Details: Camborne a village that changed with the advent of the mining industry which arrived in the late eighteenth century and saw the Camborne and Redruth district become the richest mining area in the world.

A large number of redundant engine houses remain today, of these was Dolcoath ('old ground' in Cornish) which was known as the Queen of Cornish Mines. Dolcoath was the deepest (550 fathoms 3,30Oft), most productive (first in copper and then tin) and longest lived of all the mines in the county.

Today there is little to be seen, but enthusiasts can still visit the site of Dolcoath and identify, the few remains with the help of Exploring Cornish Mines by Kenneth Brown and Bob Acton (Landfall Publications, 1994).

The Camborne School of Mines, is the only school of metalliferous mining in the country, which includes a fine geological museum.
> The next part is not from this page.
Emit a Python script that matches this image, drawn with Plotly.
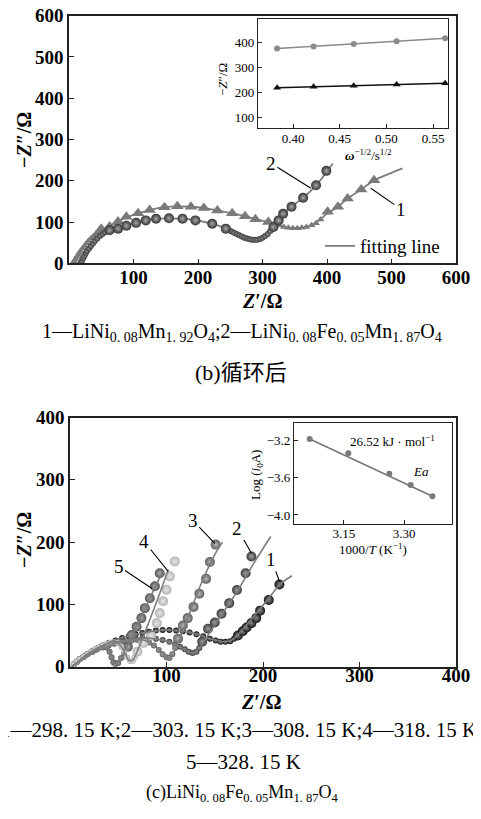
import plotly.graph_objects as go

W, H = 481, 819
SERIF = "Liberation Serif, Noto Sans CJK SC"

# ---------------- Panel (b) data ----------------
# series 1: LiNi0.08Mn1.92O4 (triangles)
t1_x = [50, 63, 76, 89, 107, 125, 148, 168, 189, 209, 230, 253, 273, 289, 309, 401, 417, 432, 453, 473]
t1_y = [84, 89, 101, 113, 121, 129, 136, 138, 137, 134, 128, 121, 114, 107, 100, 125, 137, 157, 179, 201]
t1s_x = [6, 8, 10, 12, 14, 16, 18, 21, 24, 27, 30, 34, 38, 42, 46,
         318, 326, 333, 340, 347, 354, 361, 368, 376, 383, 390]
t1s_y = [0, 5, 10, 15, 20, 25, 30, 36, 42, 48, 54, 60, 66, 72, 78,
         96, 92, 88, 86, 85, 85, 86, 88, 92, 97, 106]
fit1_x = [6, 20, 35, 50, 63, 76, 89, 107, 125, 148, 168, 189, 209, 230, 253, 273, 289, 309, 325, 340, 354, 368, 383, 401, 417, 432, 453, 473, 495, 517]
fit1_y = [0, 34, 62, 80, 90, 101, 111, 121, 129, 136, 138, 137, 134, 128, 121, 114, 107, 100, 92, 86, 85, 88, 99, 121, 137, 157, 179, 201, 216, 230]

# series 2: LiNi0.08Fe0.05Mn1.87O4 (spheres)
c2_x = [63, 76, 89, 104, 119, 135, 155, 176, 196, 222, 243, 317, 325, 332, 345, 363, 383, 399]
c2_y = [80, 84, 91, 98, 104, 108, 109, 108, 104, 96, 84, 88, 104, 120, 137, 159, 189, 224]
c2s_x = [18, 20, 22, 24, 26, 28, 31, 34, 37, 40, 44, 48, 52, 56, 60,
         248, 252, 256, 260, 264, 268, 272, 276, 280, 284, 288, 292, 296, 300, 304, 308, 312]
c2s_y = [0, 6, 12, 18, 24, 30, 36, 42, 48, 54, 60, 66, 71, 75, 78,
         80, 77, 74, 71, 68, 65, 62, 60, 58, 57, 57, 57, 59, 62, 66, 71, 78]
fit2_x = [18, 30, 40, 50, 63, 76, 89, 104, 119, 135, 155, 176, 196, 222, 243, 258, 270, 280, 290, 300, 310, 317, 325, 332, 345, 363, 383, 409]
fit2_y = [0, 30, 52, 66, 78, 85, 91, 98, 104, 108, 109, 108, 104, 96, 84, 72, 63, 58, 57, 60, 70, 88, 104, 120, 137, 159, 189, 242]

# inset (b)
ins_b_x = [0.383, 0.422, 0.465, 0.511, 0.563]
ins_b_y2 = [375, 383, 393, 404, 416]
ins_b_y1 = [218, 222, 226, 231, 236]

# ---------------- Panel (c) data ----------------
c_arc_x = {
    1: [2, 4, 7, 10, 14, 18, 23, 28, 34, 40, 47, 54, 61, 68, 75, 82, 89, 96, 103, 110, 117, 124, 131, 138, 145, 151, 156, 161, 166, 170],
    2: [2, 4, 7, 10, 14, 18, 23, 28, 34, 40, 47, 54, 61, 68, 75, 82, 89, 96, 103, 109, 114, 119, 123, 127, 131, 134],
    3: [2, 4, 7, 10, 14, 18, 23, 28, 34, 40, 46, 52, 58, 64, 70, 76, 82, 87, 92, 96, 100, 103, 106, 109],
    4: [2, 4, 7, 10, 14, 18, 22, 26, 30, 34, 38, 42, 46, 50, 53, 56, 59, 62, 65, 67],
    5: [2, 4, 7, 10, 14, 18, 22, 26, 29, 32, 35, 38, 41, 43, 45, 47, 50, 53, 56],
}
c_arc_y = {
    1: [0, 4, 8, 12, 16, 20, 25, 29, 34, 38, 42, 46, 49, 52, 54, 56, 58, 59, 59, 58, 57, 55, 52, 49, 45, 42, 40, 40, 41, 45],
    2: [0, 4, 8, 12, 16, 20, 24, 28, 32, 35, 38, 41, 43, 45, 46, 46, 45, 43, 40, 36, 32, 28, 24, 22, 24, 30],
    3: [0, 4, 8, 12, 16, 20, 24, 28, 31, 34, 37, 39, 41, 42, 43, 42, 39, 34, 27, 20, 15, 14, 20, 30],
    4: [0, 4, 8, 12, 16, 20, 24, 28, 31, 34, 37, 39, 40, 38, 32, 24, 15, 9, 9, 15],
    5: [0, 4, 8, 12, 16, 20, 24, 27, 30, 32, 33, 31, 24, 15, 7, 4, 6, 14, 22],
}
c_tail_x = {
    1: [174, 179, 183, 188, 193, 197, 206, 217],
    2: [137, 143, 150, 157, 165, 173, 182, 188],
    3: [112, 117, 122, 128, 134, 141, 145, 151],
    4: [70, 76, 84, 90, 93, 96.5, 100, 103.4, 108.6],
    5: [60, 64, 69, 74, 77.6, 82.7, 88, 93],
}
c_tail_y = {
    1: [50, 57, 63, 70, 78, 90, 107, 132],
    2: [40, 61, 71, 85, 102, 123, 150, 177],
    3: [45, 66, 78, 96, 117, 141, 168, 196],
    4: [24, 38, 50, 70, 86, 105, 123.5, 145, 169],
    5: [32, 51, 64, 78, 94, 110, 129, 150],
}
c_fit_x = {
    1: [2, 20, 45, 75, 100, 125, 145, 160, 168, 178, 190, 205, 218, 230],
    2: [2, 25, 50, 80, 100, 115, 124, 128, 134, 145, 160, 175, 190, 208],
    3: [2, 30, 55, 76, 90, 100, 104, 110, 120, 135, 150, 158],
    4: [2, 20, 35, 48, 55, 61, 65, 75, 90, 102],
    5: [2, 18, 30, 36, 42, 46, 50, 58, 75, 96],
}
c_fit_y = {
    1: [0, 20, 42, 54, 59, 55, 45, 40, 43, 58, 80, 108, 133, 146],
    2: [0, 23, 40, 46, 41, 31, 23, 22, 30, 55, 90, 125, 165, 209],
    3: [0, 28, 40, 43, 31, 15, 14, 30, 70, 130, 180, 200],
    4: [0, 22, 35, 40, 28, 10, 10, 45, 105, 156],
    5: [0, 20, 31, 33, 22, 5, 6, 30, 85, 153],
}
# inset (c)
ins_c_x = [3.065, 3.161, 3.263, 3.316, 3.370]
ins_c_y = [-3.19, -3.34, -3.56, -3.68, -3.80]

# ---------------- figure ----------------
fig = go.Figure()

OFF = 8  # page body margin of the browser view

def px2x(p):
    return (p - OFF) / W

def px2y(p):
    return 1 - (p - OFF) / H

FIT = "#7d7d7d"

# panel (b) main
fig.add_trace(go.Scatter(x=fit1_x, y=fit1_y, mode="lines", line=dict(color=FIT, width=1.8, shape="spline"),
                         name="fitting line", showlegend=True, xaxis="x", yaxis="y"))
fig.add_trace(go.Scatter(x=fit2_x, y=fit2_y, mode="lines", line=dict(color=FIT, width=1.8, shape="spline"),
                         showlegend=False, xaxis="x", yaxis="y"))
fig.add_trace(go.Scatter(x=t1s_x, y=t1s_y, mode="markers", showlegend=False, xaxis="x", yaxis="y",
                         marker=dict(symbol="triangle-up", size=7, color="#7a7a7a")))
fig.add_trace(go.Scatter(x=t1_x, y=t1_y, mode="markers", showlegend=False, xaxis="x", yaxis="y",
                         marker=dict(symbol="triangle-up", size=11, color="#7a7a7a")))
fig.add_trace(go.Scatter(x=c2s_x, y=c2s_y, mode="markers", showlegend=False, xaxis="x", yaxis="y",
                         marker=dict(size=6, color="#3a3a3a", gradient=dict(type="radial", color="#9a9a9a"))))
fig.add_trace(go.Scatter(x=c2_x, y=c2_y, mode="markers", showlegend=False, xaxis="x", yaxis="y",
                         marker=dict(size=10, color="#333333", gradient=dict(type="radial", color="#a8a8a8"))))

# inset (b)
fig.add_trace(go.Scatter(x=ins_b_x, y=ins_b_y2, mode="lines+markers", showlegend=False, xaxis="x2", yaxis="y2",
                         line=dict(color="#8a8a8a", width=1.3), marker=dict(size=6, color="#8a8a8a")))
fig.add_trace(go.Scatter(x=ins_b_x, y=ins_b_y1, mode="lines+markers", showlegend=False, xaxis="x2", yaxis="y2",
                         line=dict(color="#111111", width=1.3),
                         marker=dict(symbol="triangle-up", size=7, color="#111111")))

# panel (c) main
c_colors = {1: ("#151515", "#8a8a8a"), 2: ("#3c3c3c", "#a0a0a0"), 3: ("#5e5e5e", "#b8b8b8"),
            4: ("#b4b4b4", "#e6e6e6"), 5: ("#555555", "#adadad")}
for k in [1, 2, 3, 5, 4]:
    base, hi = c_colors[k]
    fig.add_trace(go.Scatter(x=c_arc_x[k], y=c_arc_y[k], mode="markers", showlegend=False, xaxis="x3", yaxis="y3",
                             marker=dict(size=6, color=base, gradient=dict(type="radial", color=hi))))
    fig.add_trace(go.Scatter(x=c_tail_x[k], y=c_tail_y[k], mode="markers", showlegend=False, xaxis="x3", yaxis="y3",
                             marker=dict(size=10, color=base, gradient=dict(type="radial", color=hi))))
for k in [1, 2, 3, 4, 5]:
    fig.add_trace(go.Scatter(x=c_fit_x[k], y=c_fit_y[k], mode="lines", showlegend=False, xaxis="x3", yaxis="y3",
                             line=dict(color=FIT, width=1.6, shape="spline", smoothing=0.6)))

# inset (c)
fig.add_trace(go.Scatter(x=[ins_c_x[0], ins_c_x[-1]], y=[ins_c_y[0], ins_c_y[-1]], mode="lines", showlegend=False,
                         xaxis="x4", yaxis="y4", line=dict(color="#777777", width=1.6)))
fig.add_trace(go.Scatter(x=ins_c_x, y=ins_c_y, mode="markers", showlegend=False, xaxis="x4", yaxis="y4",
                         marker=dict(size=6, color="#7a7a7a")))

main_tick = dict(family=SERIF, size=19, color="black", weight="bold")
ins_tick = dict(family=SERIF, size=13, color="black")
ax_common = dict(showgrid=False, zeroline=False, showline=True, mirror=True, ticks="inside",
                 linecolor="#222222", tickcolor="#222222", automargin=False, ticklabeloverflow="allow")

fig.update_layout(
    template="none",
    width=W, height=H, autosize=False,
    margin=dict(l=0, r=0, t=0, b=0, pad=0),
    paper_bgcolor="white", plot_bgcolor="white",
    xaxis=dict(**ax_common, domain=[px2x(69), px2x(456)], range=[0, 600], tickvals=[100, 200, 300, 400, 500, 600],
               anchor="y", linewidth=1.6, ticklen=5, tickfont=main_tick, ticklabelstandoff=-4),
    yaxis=dict(**ax_common, domain=[px2y(263.3), px2y(15.7)], range=[0, 600], tickvals=[0, 100, 200, 300, 400, 500, 600],
               anchor="x", linewidth=1.6, ticklen=5, tickfont=main_tick),
    xaxis2=dict(**ax_common, domain=[px2x(258), px2x(448)], range=[0.3625, 0.566],
                tickvals=[0.40, 0.45, 0.50, 0.55], tickformat=".2f", anchor="y2", linewidth=1.3, ticklen=4,
                tickfont=ins_tick, ticklabelstandoff=-2),
    yaxis2=dict(**ax_common, domain=[px2y(128), px2y(19)], range=[57, 493], tickvals=[100, 200, 300, 400],
                anchor="x2", linewidth=1.3, ticklen=4, tickfont=ins_tick),
    xaxis3=dict(**ax_common, domain=[px2x(70), px2x(456)], range=[0, 400], tickvals=[100, 200, 300, 400],
                anchor="y3", linewidth=1.6, ticklen=5, tickfont=main_tick, ticklabelstandoff=-9),
    yaxis3=dict(**ax_common, domain=[px2y(666.7), px2y(417.5)], range=[0, 400], tickvals=[0, 100, 200, 300, 400],
                anchor="x3", linewidth=1.6, ticklen=5, tickfont=main_tick),
    xaxis4=dict(**ax_common, domain=[px2x(294), px2x(451.7)], range=[3.026, 3.418], tickvals=[3.15, 3.30],
                tickformat=".2f", anchor="y4", linewidth=1.3, ticklen=4, tickfont=ins_tick, ticklabelstandoff=-3),
    yaxis4=dict(**ax_common, domain=[px2y(524.3), px2y(422.7)], range=[-4.1, -3.015], tickvals=[-3.2, -3.6, -4.0],
                tickformat=".1f", anchor="x4", linewidth=1.3, ticklen=4, tickfont=ins_tick),
    legend=dict(x=px2x(320), y=px2y(246), xanchor="left", yanchor="middle", bgcolor="rgba(0,0,0,0)",
                borderwidth=0, font=dict(family=SERIF, size=19, color="black")),
)

annots = []

def txt(text, px, py, size, angle=0, xanchor="center", weight="normal"):
    annots.append(dict(text=text, x=px2x(px), y=px2y(py), xref="paper", yref="paper", showarrow=False,
                       xanchor=xanchor, yanchor="middle", textangle=angle,
                       font=dict(family=SERIF, size=size, color="black", weight=weight)))

def ptr(label, xd, yd, ax, ay, xr, yr):
    annots.append(dict(text=label, x=xd, y=yd, xref=xr, yref=yr, showarrow=True, arrowhead=0,
                       arrowwidth=1.1, arrowcolor="black", ax=ax, ay=ay, standoff=0,
                       font=dict(family=SERIF, size=19, color="black")))

# panel (b) texts
txt("<b>−<i>Z</i>″/Ω</b>", 24, 140, 20, angle=-90)
txt("<b><i>Z</i>′/Ω</b>", 262, 301, 20)
txt("−<i>Z</i>″/Ω", 222, 80, 13, angle=-90)
txt("<b><i>ω</i></b><sup>−1/2</sup>/s<sup>1/2</sup>", 368, 155, 13)
ptr("2", 375, 182, -40, -25, "x", "y")
ptr("1", 468, 182, 30, 21, "x", "y")
txt("1—LiNi<sub>0. 08</sub>Mn<sub>1. 92</sub>O<sub>4</sub>;2—LiNi<sub>0. 08</sub>Fe<sub>0. 05</sub>Mn<sub>1. 87</sub>O<sub>4</sub>",
    242, 333, 20)
txt("(b)循环后", 241, 372, 22)

# panel (c) texts
txt("<b>−<i>Z</i>″/Ω</b>", 24, 540, 20, angle=-90)
txt("<b><i>Z</i>′/Ω</b>", 261, 702, 20)
txt("Log (<i>i</i><sub>0</sub>A)", 256, 475, 13, angle=-90)
txt("1000/<i>T</i> (K<sup>−1</sup>)", 373, 549, 13)
txt("26.52 kJ · mol<sup>−1</sup>", 392, 441, 13)
txt("<i>Ea</i>", 421, 471, 13)
ptr("1", 217, 137, -8, -22, "x3", "y3")
ptr("2", 188, 182, -14, -25, "x3", "y3")
ptr("3", 150, 198, -22, -23, "x3", "y3")
ptr("4", 101.7, 153, -24, -30, "x3", "y3")
ptr("5", 84.5, 126, -33, -22, "x3", "y3")
txt("1—298. 15 K;2—303. 15 K;3—308. 15 K;4—318. 15 K", 479, 730, 21, xanchor="right")
txt("5—328. 15 K", 243, 762, 21)
txt("(c)LiNi<sub>0. 08</sub>Fe<sub>0. 05</sub>Mn<sub>1. 87</sub>O<sub>4</sub>", 242, 793, 18)

fig.update_layout(annotations=annots)
fig.write_html("out.html")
South Crofty, between Pool and Tuckingmill, is the last working tin mine in Cornwall.

Camborne is particularly associated with a number of great engineers and inventors who helped to transform the industry and economy of the county and made Cornish mining engineering famous throughout the world.

Richard Trevithick, responsible for the high pressure boiler and the first true Cornish beam engine amongst many other things, was born here in 1771. There is a fine statue of him outside the public library, the cottage in nearby Penponds in which he spent his early years is owned by the National Trust, and his birthday on April 26th is celebrated in fine style every year as Trevithick Day.